I have the tendency to fall for expensive cities. What I can say – high living standards, overall efficiency and beautiful surroundings come with hefty price tags nowadays.
After my first year in Switzerland, I had gotten so used to the prices that I no longer felt the need to complain about them.
Stockholm reminded me of Switzerland in many ways. The winding streets in Gamla Stan resemble Lausanne’s old town. Their clean streets holding simple and colorful buildings. And of course, the prices of pretty much anything.
Prices are relative, though. When coming from Portugal or Spain, ordering dinner in Stockholm is almost an investment. But if comparing them to Switzerland or London – you’ll realize the country is more expensive, but most of the time, it’s nothing you haven’t seen somewhere before. What I’ve learned from my trip is that, with a bit of thoughtful planning, even quite limited budgets can survive a 4 day holiday in Stockholm.
Before choosing to go with Roomorama on my first trip to Sweden, I browsed and surfed looking for a variety of accommodation alternatives in the capital. Hostels, hotels, B&Bs – all of it. I knew it wasn’t going to be an easy task to stay on the affordable side. I was prepared for the worst. Hotels started up by 65 GBP per night – if spending the night next to a motorway and 20 minutes drive outside the city sounds appealing to you (because it certainly wasn’t for me). Anything more centrical already doubled the price (set that as a minimum – from there, it only goes upwards). We found a few cute B&B, but generally had an issue on being 3 friends instead of the harmonious 2 (or 4).
My Tip: We were thankful for the credit I got from Roomorama – Stockholm is certainly one of those cities where you can appreciate this most. However, Roomorama’s selection on apartments in the city is still rather limited, so I’d recommend to check AirBnB and Wimbu as well. Hostels mostly offer single beds in reasonable sized dorms for 20 to 30 GBP per night, but if you want to cut accommodation costs as a whole, Couchsurfing is definitely the best option!
You know me. I partly travel through food, and Stockholm was no exception. Even before landing, I was already dreaming of smoked salmon, meatballs with lingonberry jam and all the fresh and exotic game – like reindeer and moose! But freshly cooked food comes for a price – specially in central locations frequented by tourists.
On our first night in the city, some friends took us to SMAK (flavor) – a restaurant tucked away in an obscure side street in Östermalm. SMAK’s concept is simple: few dishes, simple names and 3 sizes (3, 5 or 7 plate menus). Each dish carries the name of the predominant flavor. Each dish was a creation for itself. Prices were mouth-opening, but let me tell you: It was totally worth it.
My Tip: Get familiar with your local supermarket and unleash your inner cook. By having breakfast at home and preparing picnics for lunch (as simple as nordic bread with cream cheese and smoked salmon), you won’t feel bad about letting go for a special dinner.

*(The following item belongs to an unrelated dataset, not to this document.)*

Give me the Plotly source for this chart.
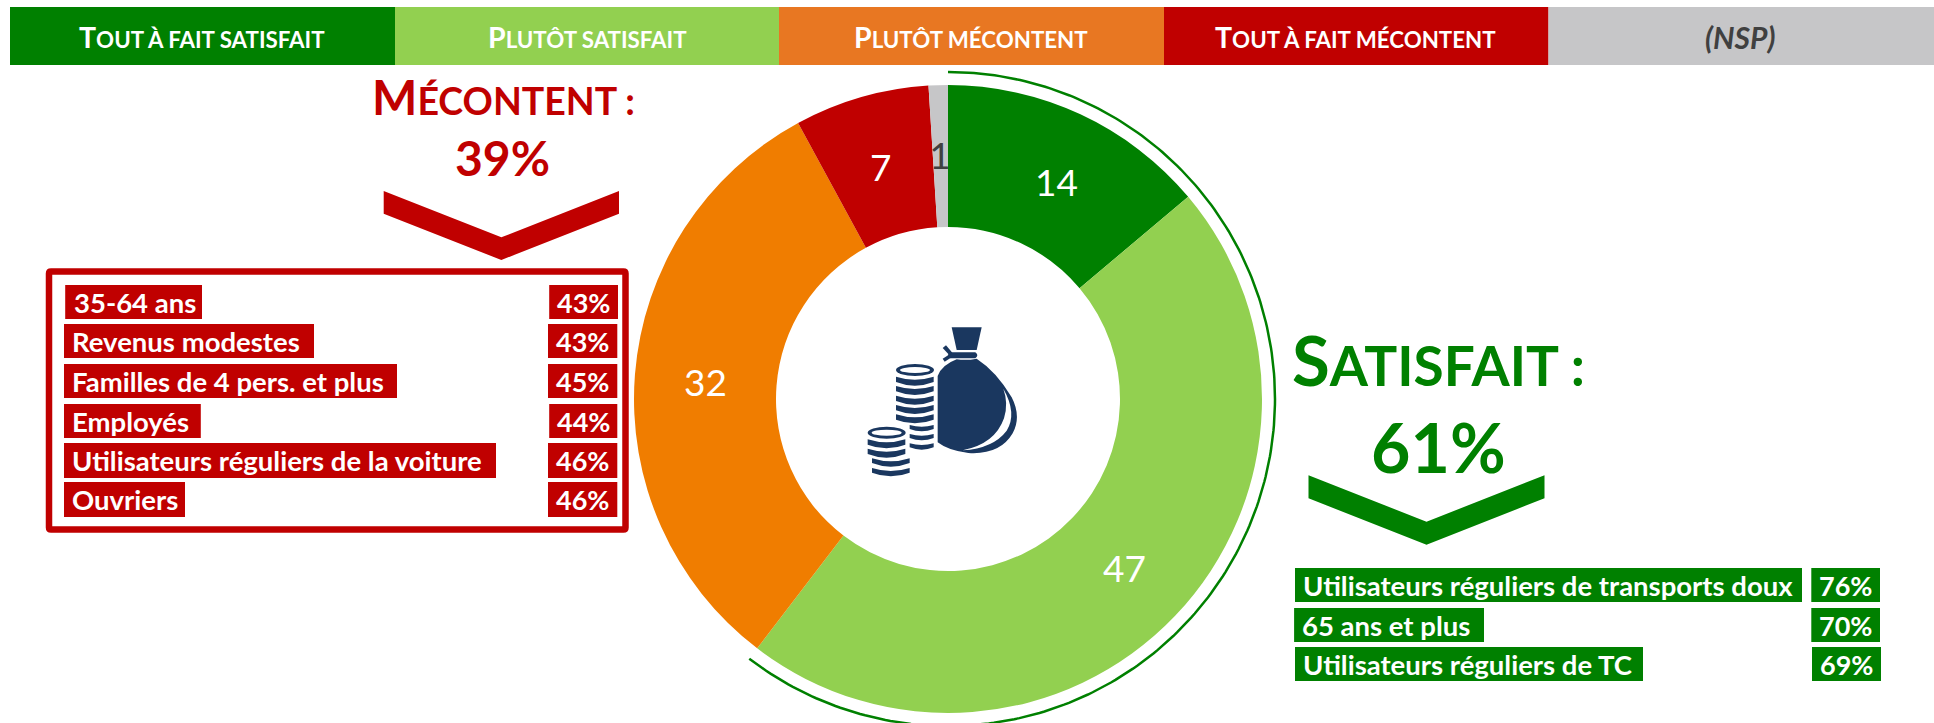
import numpy as np
import plotly.graph_objects as go

W, H = 1934, 723
FONT = "Lato"
GREEN, LIGHT, ORANGE, RED, GREY = "#008000", "#92D050", "#F07D00", "#C00000", "#C6C6C8"
HEAD_ORANGE = "#E87722"
NAVY = "#1A375F"
DARK = "#404040"

# ---- data ----
categories = ["Tout à fait satisfait", "Plutôt satisfait", "Plutôt mécontent", "Tout à fait mécontent", "(NSP)"]
values = [14, 47, 32, 7, 1]
satisfied_total = "61%"
unhappy_total = "39%"
unhappy_groups = ["35-64 ans", "Revenus modestes", "Familles de 4 pers. et plus", "Employés",
                  "Utilisateurs réguliers de la voiture", "Ouvriers"]
unhappy_pct = ["43%", "43%", "45%", "44%", "46%", "46%"]
happy_groups = ["Utilisateurs réguliers de transports doux", "65 ans et plus", "Utilisateurs réguliers de TC"]
happy_pct = ["76%", "70%", "69%"]

# ---- layout geometry (pixels) ----
CX, CY, R, R_IN, R_ARC = 948, 399, 314, 172, 327
head_edges = [10, 395, 779, 1164, 1548.5, 1934]
head_colors = [GREEN, LIGHT, HEAD_ORANGE, RED, GREY]
head_text_x = [202, 587, 971, 1355, 1740]
value_label_xy = [(1056, 181.5), (1124, 567), (705, 381), (880, 166)]
# label box: x0, x1, y0, y1, text x ; pct box: x0, x1
unhappy_boxes = [(65.2, 202, 285, 319, 72.5, 549.2, 618), (64, 314, 324, 358, 71.3, 548, 617.3),
                 (64, 397, 364, 398, 71.3, 548, 617.3), (64, 200.8, 404, 438, 71.3, 549.2, 617.3),
                 (64, 496, 443, 478, 71.3, 548, 617.3), (64, 185, 482, 517, 71.3, 548, 617.3)]
happy_boxes = [(1295, 1802, 568, 602, 1302, 1811.3, 1880), (1294.1, 1484, 608, 642, 1301.2, 1811.3, 1880),
               (1295, 1643, 647, 681, 1302, 1812, 1881)]


def chevron(x0, x1, y0, y1, t, color):
    xm = (x0 + x1) / 2
    return dict(type="path", xref="x", yref="y", fillcolor=color, line_width=0,
                path=f"M{x0} {y0} L{xm} {y1} L{x1} {y0} L{x1} {y0+t} L{xm} {y1+t} L{x0} {y0+t} Z")


def rect(x0, x1, y0, y1, color):
    return dict(type="rect", xref="x", yref="y", x0=x0, x1=x1, y0=y0, y1=y1, fillcolor=color, line_width=0)


def smallcaps(text, big):
    return f'<span style="font-size:{big}px">{text[0].upper()}</span>{text[1:].upper()}'


def note(x, y, text, size, color, anchor="center", weight=700, italic=False):
    return dict(x=x, y=y, xref="x", yref="y", text=text, showarrow=False, xanchor=anchor, yanchor="middle",
                borderpad=0, font=dict(family=FONT, size=size, color=color, weight=weight,
                                       style="italic" if italic else "normal"))


shapes, notes = [], []
for i, c in enumerate(categories):
    shapes.append(rect(head_edges[i], head_edges[i + 1], 7, 65, head_colors[i]))
    if c.startswith("("):
        notes.append(note(head_text_x[i], 37, c, 30, DARK, italic=True))
    else:
        notes.append(note(head_text_x[i], 37, smallcaps(c, 28.5), 22.3, "white"))

# dissatisfied block
notes.append(note(503, 96, smallcaps("Mécontent :", 48), 37.5, RED))
notes.append(note(502, 157, unhappy_total, 48, RED))
shapes.append(chevron(383.7, 619, 191, 237.3, 22.7, RED))
shapes.append(dict(type="path", xref="x", yref="y", fillcolor="rgba(0,0,0,0)", line=dict(color=RED, width=6.5),
                   path="M51 271.5 L623.5 271.5 Q625.5 271.5 625.5 273.5 L625.5 527.5 Q625.5 529.5 623.5 529.5 "
                        "L51 529.5 Q49 529.5 49 527.5 L49 273.5 Q49 271.5 51 271.5 Z"))
for g, p, b in zip(unhappy_groups, unhappy_pct, unhappy_boxes):
    shapes += [rect(b[0], b[1], b[2], b[3], RED), rect(b[5], b[6], b[2], b[3], RED)]
    notes.append(note(b[4], (b[2] + b[3]) / 2, g, 27.5, "white", anchor="left"))
    notes.append(note((b[5] + b[6]) / 2, (b[2] + b[3]) / 2, p, 27, "white"))

# satisfied block
notes.append(note(1438, 359, smallcaps("Satisfait :", 69), 55, GREEN))
notes.append(note(1438, 446, satisfied_total, 68, GREEN))
shapes.append(chevron(1308.5, 1544.5, 475.3, 521.7, 23, GREEN))
for g, p, b in zip(happy_groups, happy_pct, happy_boxes):
    shapes += [rect(b[0], b[1], b[2], b[3], GREEN), rect(b[5], b[6], b[2], b[3], GREEN)]
    notes.append(note(b[4], (b[2] + b[3]) / 2, g, 27.5, "white", anchor="left"))
    notes.append(note((b[5] + b[6]) / 2, (b[2] + b[3]) / 2, p, 27, "white"))

# slice values
for v, (x, y) in zip(values[:4], value_label_xy):
    notes.append(note(x, y, str(v), 37, "white", weight=400))
# the (NSP) value runs under the green slice in the reference: a shape label, then a green patch over it
shapes.append(dict(type="rect", xref="x", yref="y", x0=920, x1=960, y0=134, y1=174,
                   fillcolor="rgba(0,0,0,0)", line_width=0,
                   label=dict(text=str(values[4]), textposition="middle center",
                              font=dict(family=FONT, size=37, color=DARK))))
shapes.append(rect(948, 965, 130, 182, GREEN))


# money icon, drawn in a 3x local grid
def ix(x):
    return 840 + x / 3


def iy(y):
    return 310 + y / 3


def icon_path(cmds, color=NAVY):
    out = []
    for c in cmds:
        if c[0] == "Z":
            out.append("Z")
        else:
            pts = c[1:]
            out.append(c[0] + " ".join(f"{ix(pts[i]):.2f} {iy(pts[i+1]):.2f}" for i in range(0, len(pts), 2)))
    return dict(type="path", xref="x", yref="y", path=" ".join(out), fillcolor=color, line_width=0)


def coin(x0, x1, y, h=20, bow=9):
    m = (x0 + x1) / 2
    return icon_path([("M", x0, y), ("Q", m, y + 2 * bow, x1, y), ("L", x1, y + h - 4),
                      ("Q", m, y + h + 2 * bow, x0, y + h - 4), ("Z",)])


def coin_top(cx, cy):
    return [dict(type="circle", xref="x", yref="y", x0=ix(cx - 57), x1=ix(cx + 57), y0=iy(cy - 18), y1=iy(cy + 18),
                 fillcolor=NAVY, line_width=0),
            dict(type="circle", xref="x", yref="y", x0=ix(cx - 45), x1=ix(cx + 45), y0=iy(cy - 9), y1=iy(cy + 9),
                 fillcolor="white", line_width=0)]


shapes += coin_top(225, 180)
for y in (200, 228, 257, 285, 313):
    shapes.append(coin(168, 281, y))
for y in (345, 372, 400):
    shapes.append(coin(209, 281, y, h=16, bow=5))
shapes += coin_top(140, 368)
for y in (388, 416):
    shapes.append(coin(83, 196, y))
for y in (445, 474):
    shapes.append(coin(96, 209, y, h=18))
shapes.append(icon_path([("M", 335, 52), ("L", 425, 52), ("L", 410, 120), ("L", 350, 120), ("Z",)]))
shapes.append(icon_path([("M", 330, 127), ("L", 406, 127), ("Q", 418, 136, 406, 145), ("L", 330, 145),
                         ("Q", 318, 136, 330, 127), ("Z",)]))
shapes.append(icon_path([("M", 308, 114), ("L", 318, 106), ("L", 337, 128), ("L", 327, 134), ("Z",)]))
shapes.append(icon_path([("M", 308, 146), ("L", 330, 132), ("L", 335, 142), ("L", 314, 155), ("Z",)]))
shapes.append(icon_path([("M", 350, 148), ("Q", 305, 165, 293, 198), ("L", 293, 397), ("Q", 325, 422, 385, 429),
                         ("Q", 480, 435, 518, 370), ("Q", 545, 320, 515, 262), ("Q", 470, 185, 410, 146),
                         ("Q", 380, 152, 350, 148), ("Z",)]))
shapes.append(icon_path([("M", 490, 236), ("Q", 532, 310, 500, 362), ("Q", 460, 415, 368, 421),
                         ("Q", 465, 402, 492, 325), ("Q", 506, 280, 490, 236), ("Z",)], "white"))

# the thin arc around the satisfied share
share = (values[0] + values[1]) / sum(values)
theta = np.linspace(0, 2 * np.pi * share, 240)
arc_x = CX + R_ARC * np.sin(theta)
arc_y = CY - R_ARC * np.cos(theta)

domain = dict(x=[(CX - R) / W, (CX + R) / W], y=[1 - (CY + R) / H, 1 - (CY - R) / H])
colors = [GREEN, LIGHT, ORANGE, RED, GREY]

fig = go.Figure()
fig.add_trace(go.Scatter(x=arc_x, y=arc_y, mode="lines", line=dict(color=GREEN, width=2.5),
                         hoverinfo="skip", showlegend=False))
fig.add_trace(go.Pie(values=values, labels=categories, domain=domain, hole=R_IN / R, sort=False,
                     direction="clockwise", rotation=0, textinfo="none",
                     marker=dict(colors=colors, line=dict(width=0)), showlegend=False))

fig.update_layout(width=W, height=H, margin=dict(l=0, r=0, t=0, b=0), paper_bgcolor="white", plot_bgcolor="white",
                  xaxis=dict(range=[0, W], visible=False, fixedrange=True),
                  yaxis=dict(range=[H, 0], visible=False, fixedrange=True),
                  shapes=shapes, annotations=notes, showlegend=False)
fig.write_html("out.html", config=dict(displayModeBar=False),
               post_script="document.body.style.margin='0';")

WALK. Don’t even think about taking a taxi. I’ve done it, and believe me – it’s no fun. Only use the tube whenever completely necessary (like those days it’s pouring non-stop and you only wish to be teleported to the closest mall). We got ourselves a tube pass for 18 GBP (200 SEK) that we could use 8 times and could be shared among a group of friends.This was enough for 2 people and 4 days in the city (including one of those forced mall days).
My Tip: Pack comfortable walking shoes, an umbrella and a hardcore rain jacket – Even if it’s summer time, some days might be really wet. When you arrive at the tube station, look for a kiosk inside or around the station (tickets and passes are a bit cheaper than at the counter) and choose which option suits you best depending on time, weather prediction and condition. Note that single tickets are sold at almost 4 GBP!

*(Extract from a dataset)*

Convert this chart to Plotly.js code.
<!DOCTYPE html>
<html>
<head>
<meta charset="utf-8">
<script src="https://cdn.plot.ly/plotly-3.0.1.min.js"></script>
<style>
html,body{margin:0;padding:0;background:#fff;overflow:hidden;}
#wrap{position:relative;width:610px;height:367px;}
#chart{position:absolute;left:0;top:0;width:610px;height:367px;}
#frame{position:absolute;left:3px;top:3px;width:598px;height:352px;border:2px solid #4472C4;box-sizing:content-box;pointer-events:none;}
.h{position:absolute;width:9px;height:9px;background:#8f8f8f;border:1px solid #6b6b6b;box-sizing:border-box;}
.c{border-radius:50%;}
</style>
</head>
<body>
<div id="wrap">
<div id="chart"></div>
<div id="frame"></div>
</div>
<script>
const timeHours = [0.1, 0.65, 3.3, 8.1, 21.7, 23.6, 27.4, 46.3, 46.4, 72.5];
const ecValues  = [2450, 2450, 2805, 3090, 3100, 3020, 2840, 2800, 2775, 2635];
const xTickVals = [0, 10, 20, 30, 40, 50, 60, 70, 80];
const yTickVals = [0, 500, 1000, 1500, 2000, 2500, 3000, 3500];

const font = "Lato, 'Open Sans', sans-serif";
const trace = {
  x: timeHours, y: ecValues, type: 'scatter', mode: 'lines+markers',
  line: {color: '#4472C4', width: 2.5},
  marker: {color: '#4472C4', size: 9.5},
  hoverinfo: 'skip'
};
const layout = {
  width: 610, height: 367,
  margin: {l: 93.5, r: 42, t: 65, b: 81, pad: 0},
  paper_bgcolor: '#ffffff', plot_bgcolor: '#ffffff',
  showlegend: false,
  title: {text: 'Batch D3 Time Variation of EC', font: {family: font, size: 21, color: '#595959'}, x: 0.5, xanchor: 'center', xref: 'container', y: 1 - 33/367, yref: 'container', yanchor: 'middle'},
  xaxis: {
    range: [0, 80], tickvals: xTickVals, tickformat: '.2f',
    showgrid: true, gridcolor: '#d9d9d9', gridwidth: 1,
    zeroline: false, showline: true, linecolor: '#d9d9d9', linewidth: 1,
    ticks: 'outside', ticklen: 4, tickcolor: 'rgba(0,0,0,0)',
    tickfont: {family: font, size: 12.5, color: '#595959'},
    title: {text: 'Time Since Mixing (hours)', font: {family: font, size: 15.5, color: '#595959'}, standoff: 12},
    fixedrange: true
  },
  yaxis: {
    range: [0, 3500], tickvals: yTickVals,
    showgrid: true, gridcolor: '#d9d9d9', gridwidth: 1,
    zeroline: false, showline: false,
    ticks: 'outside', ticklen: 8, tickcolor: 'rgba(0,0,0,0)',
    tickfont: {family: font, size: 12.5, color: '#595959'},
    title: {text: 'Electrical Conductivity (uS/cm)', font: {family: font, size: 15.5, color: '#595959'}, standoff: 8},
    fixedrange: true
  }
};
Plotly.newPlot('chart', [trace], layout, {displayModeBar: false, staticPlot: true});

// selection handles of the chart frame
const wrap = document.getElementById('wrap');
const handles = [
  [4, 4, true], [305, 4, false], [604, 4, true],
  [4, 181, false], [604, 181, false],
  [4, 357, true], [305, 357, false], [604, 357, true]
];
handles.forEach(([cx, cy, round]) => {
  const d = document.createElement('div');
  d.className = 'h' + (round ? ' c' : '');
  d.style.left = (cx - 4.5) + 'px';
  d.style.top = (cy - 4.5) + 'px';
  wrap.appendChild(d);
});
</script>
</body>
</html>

Alcohol is one of those things that make Stockholm seem prohibitively expensive. Sweden has high alcohol prices because of the high tax rates imposed on it. Herewith, the governments intention is to reduce overall alcohol consumption or at least moderate the regular intake. If you want to buy wine, beer or spirits to have some drinks at home, you’ll need to search for a Systembolaget shop – a state own monopoly for alcohol sale. Their opening hours are quite restrictive, which is why many swedes and expats stock up! In restaurants and bars, drinks become even more pricey – I’ve paid between 6 and 8 GBP for a glass of wine (and I wasn’t being very picky!).
My Tip: If you can, buy a bottle of wine in the duty free shop before departure. If your luggage restrictions don’t allow for this, make sure to check the opening hours of your nearest Systembolaget shop (and don’t forget to bring your ID).